SUMMARY: Companies want a great brand because it attracts new customers, gets current customers to spend more, and keeps customers loyal. Great brands dominate the markets they compete in but bigger ad budgets or shifting dollars to digital is not the way to grow brands.
Gallup’s workplace data suggest that the most likely cause of your brand problems is not related to marketing dollars. Consider restaurants, an industry that depends heavily on customer loyalty and brand recognition:
- 40% of employees strongly agree that they know what their organization stands for and what makes it different from competitors
- 26% of employees say they encourage family members and friends to purchase or use their restaurant’s products and services
- 35% of employees say they are extremely proud of the quality of products and services their restaurant offers.
Great brands are built and sustained by a workforce that:
- understands your unique competitive differentiator
- aligns their performance to deliver on that singular promise

This is especially troubling in an era where brands have to fight for every customer whose voices abound on social media. Too many brands are switching money to digital, which is not the answer. You need to ask yourself, “what’s really important to my customers?”.

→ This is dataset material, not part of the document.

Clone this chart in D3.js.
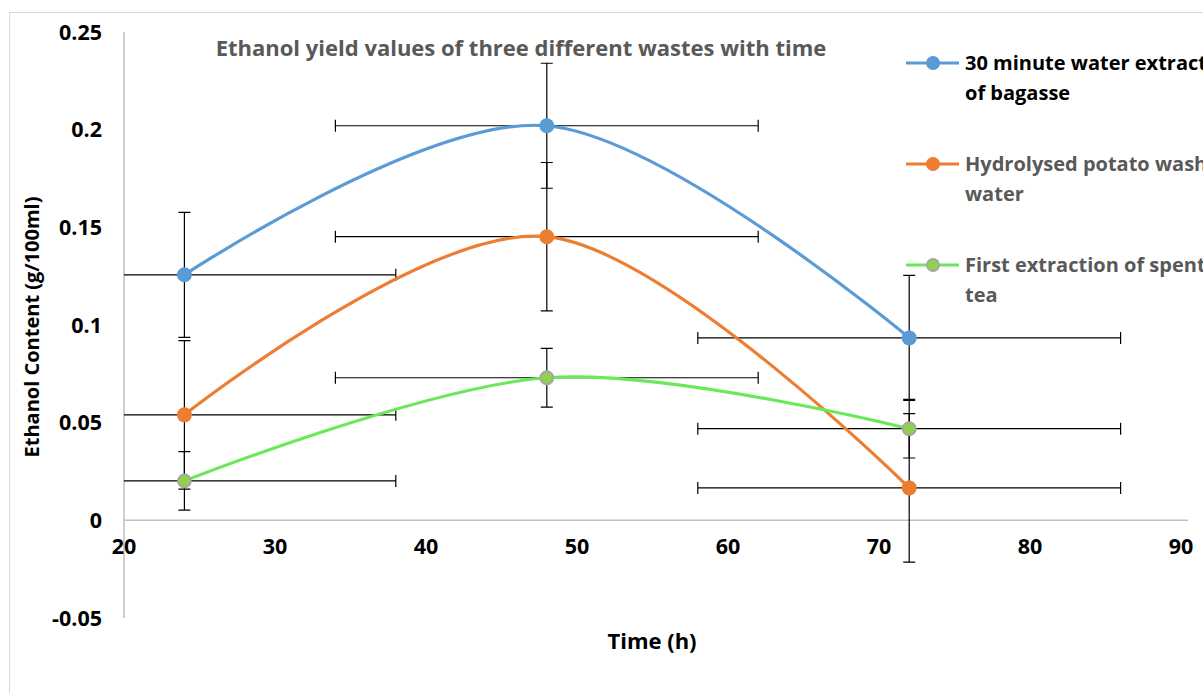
<!DOCTYPE html>
<html>
<head>
<meta charset="utf-8">
<script src="https://cdn.jsdelivr.net/npm/d3@7"></script>
<style>
  body { margin: 0; background: #fff; }
  svg { font-family: "Open Sans", sans-serif; font-weight: bold; }
</style>
</head>
<body>
<svg id="chart" width="1203" height="693"></svg>
<script>
var times = [24, 48, 72];
var bagasse = [0.1257, 0.202, 0.0934];
var potato = [0.054, 0.1452, 0.0166];
var tea = [0.0202, 0.073, 0.0469];
var yErrors = [0.032, 0.038, 0.015];
var xError = 14;
var seriesNames = [["30 minute water extract", "of bagasse"], ["Hydrolysed potato wash", "water"], ["First extraction of spent", "tea"]];
var xTicks = [20, 30, 40, 50, 60, 70, 80, 90];
var yTicks = [-0.05, 0, 0.05, 0.1, 0.15, 0.2, 0.25];

var svg = d3.select("#chart"),
    margin = {top: 32, right: 22, bottom: 75, left: 124},
    width = svg.attr("width") - margin.left - margin.right,
    height = svg.attr("height") - margin.top - margin.bottom;

var x = d3.scaleLinear().domain([20, 90]).range([0, width]),
    y = d3.scaleLinear().domain([-0.05, 0.25]).range([height, 0]);

var colors = ["#5B9BD5", "#ED7D31", "#6BE85A"],
    markerFill = ["#5B9BD5", "#ED7D31", "#92D050"],
    markerStroke = ["#5B9BD5", "#ED7D31", "#A5A5A5"];

var series = [bagasse, potato, tea].map(function(vals, i) {
    return {
        name: seriesNames[i],
        err: yErrors[i],
        values: vals.map(function(v, j) { return {t: times[j], v: v}; })
    };
});

// outer chart border
svg.append("rect")
    .attr("x", 9.5).attr("y", 12.5)
    .attr("width", 1250).attr("height", 750)
    .attr("fill", "none").attr("stroke", "#D9D9D9");

var g = svg.append("g")
    .attr("transform", "translate(" + margin.left + "," + margin.top + ")");

g.append("clipPath").attr("id", "plot-clip")
  .append("rect").attr("x", 0).attr("y", -10).attr("width", width + 10).attr("height", height + 20);

// axes
g.append("line")
    .attr("x1", 0).attr("x2", 0).attr("y1", 0).attr("y2", height)
    .attr("stroke", "#BFBFBF").attr("stroke-width", 1.5);
g.append("line")
    .attr("x1", 0).attr("x2", width + 7).attr("y1", y(0)).attr("y2", y(0))
    .attr("stroke", "#BFBFBF").attr("stroke-width", 1.5);

g.selectAll(".ytick")
    .data(yTicks)
  .enter().append("text")
    .attr("class", "ytick")
    .attr("x", -22)
    .attr("y", function(d) { return y(d); })
    .attr("dy", "0.35em")
    .attr("text-anchor", "end")
    .style("font-size", "21.5px")
    .text(function(d) { return String(+d.toFixed(2)); });

g.selectAll(".xtick")
    .data(xTicks)
  .enter().append("text")
    .attr("class", "xtick")
    .attr("x", function(d) { return x(d); })
    .attr("y", y(0) + 34)
    .attr("text-anchor", "middle")
    .style("font-size", "21.5px")
    .text(function(d) { return d; });

// axis titles
svg.append("text")
    .attr("x", 652).attr("y", 649)
    .attr("text-anchor", "middle")
    .style("font-size", "22px")
    .text("Time (h)");

svg.append("text")
    .attr("transform", "translate(39,327) rotate(-90)")
    .attr("text-anchor", "middle")
    .style("font-size", "20px")
    .text("Ethanol Content (g/100ml)");

svg.append("text")
    .attr("x", 521).attr("y", 56)
    .attr("text-anchor", "middle")
    .attr("fill", "#595959")
    .style("font-size", "22px")
    .text("Ethanol yield values of three different wastes with time");

// error bars
var bars = g.append("g").attr("clip-path", "url(#plot-clip)");
var cap = 6;
series.forEach(function(s) {
    s.values.forEach(function(d) {
        var cx = x(d.t), cy = y(d.v),
            x0 = x(d.t - xError), x1 = x(d.t + xError),
            y0 = y(d.v - s.err), y1 = y(d.v + s.err);
        var path = "M" + x0 + "," + cy + "H" + x1 +
            "M" + x0 + "," + (cy - cap) + "V" + (cy + cap) +
            "M" + x1 + "," + (cy - cap) + "V" + (cy + cap) +
            "M" + cx + "," + y0 + "V" + y1 +
            "M" + (cx - cap) + "," + y0 + "H" + (cx + cap) +
            "M" + (cx - cap) + "," + y1 + "H" + (cx + cap);
        bars.append("path")
            .attr("d", path)
            .attr("fill", "none")
            .attr("stroke", "#000")
            .attr("stroke-width", 1.2);
    });
});

// smoothed lines
var line = d3.line()
    .curve(d3.curveCardinal.tension(0))
    .x(function(d) { return x(d.t); })
    .y(function(d) { return y(d.v); });

series.forEach(function(s, i) {
    g.append("path")
        .datum(s.values)
        .attr("fill", "none")
        .attr("stroke", colors[i])
        .attr("stroke-width", 3.2)
        .attr("d", line);
});

series.forEach(function(s, i) {
    g.selectAll(".dot" + i)
        .data(s.values)
      .enter().append("circle")
        .attr("cx", function(d) { return x(d.t); })
        .attr("cy", function(d) { return y(d.v); })
        .attr("r", i == 2 ? 6.5 : 7.5)
        .attr("fill", markerFill[i])
        .attr("stroke", markerStroke[i])
        .attr("stroke-width", i == 2 ? 1.8 : 0);
});

// legend
var legend = svg.append("g").attr("transform", "translate(906,63)");
series.forEach(function(s, i) {
    var lg = legend.append("g").attr("transform", "translate(0," + (i * 101) + ")");
    lg.append("line")
        .attr("x1", 0).attr("x2", 53)
        .attr("stroke", colors[i]).attr("stroke-width", 3.2);
    lg.append("circle")
        .attr("cx", 27).attr("r", i == 2 ? 6 : 7)
        .attr("fill", markerFill[i])
        .attr("stroke", markerStroke[i])
        .attr("stroke-width", i == 2 ? 1.8 : 0);
    lg.selectAll("text")
        .data(s.name)
      .enter().append("text")
        .attr("x", 59)
        .attr("y", function(d, j) { return j * 30; })
        .attr("dy", "0.35em")
        .attr("fill", i == 0 ? "#000" : "#595959")
        .style("font-size", "20px")
        .text(function(d) { return d; });
});
</script>
</body>
</html>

The digital revolution has pushed many customers toward price and features, but many brands are realizing that they simply can’t compete on that endless treadmill. And these brands are also realizing that culture defines their unique brand and market position.
A brand is about providing a consistent customer experience. But everybody has different needs. Ultimately, you need people to assess customers’ needs and tailor your services and offerings accordingly.
Then there is the pandemic. Pandemic-related lifestyle changes have led to huge swings in demand this year for consumer goods companies accustomed to only incremental shifts. Alan Jope, chief executive of Unilever, says most of the categories in which the group operates normally see growth rates of between 2 and 5 percent. “Now we’re seeing growth rates that range from minus 40 to plus 25 over the last couple of quarters,” he says. “It’s really unprecedented.”

Consumers returned to brands they had known for decades — from Kraft Heinz macaroni cheese to Lysol disinfectant — and retailers opted to work with multinationals that could offer scale and sophisticated supply chain management in the crisis.
Now is the time to set realistic marketing goals based on what you can and can’t do. Processes need to be analyzed to determine if they add value to customers rather than power hungry managers who like to build empires.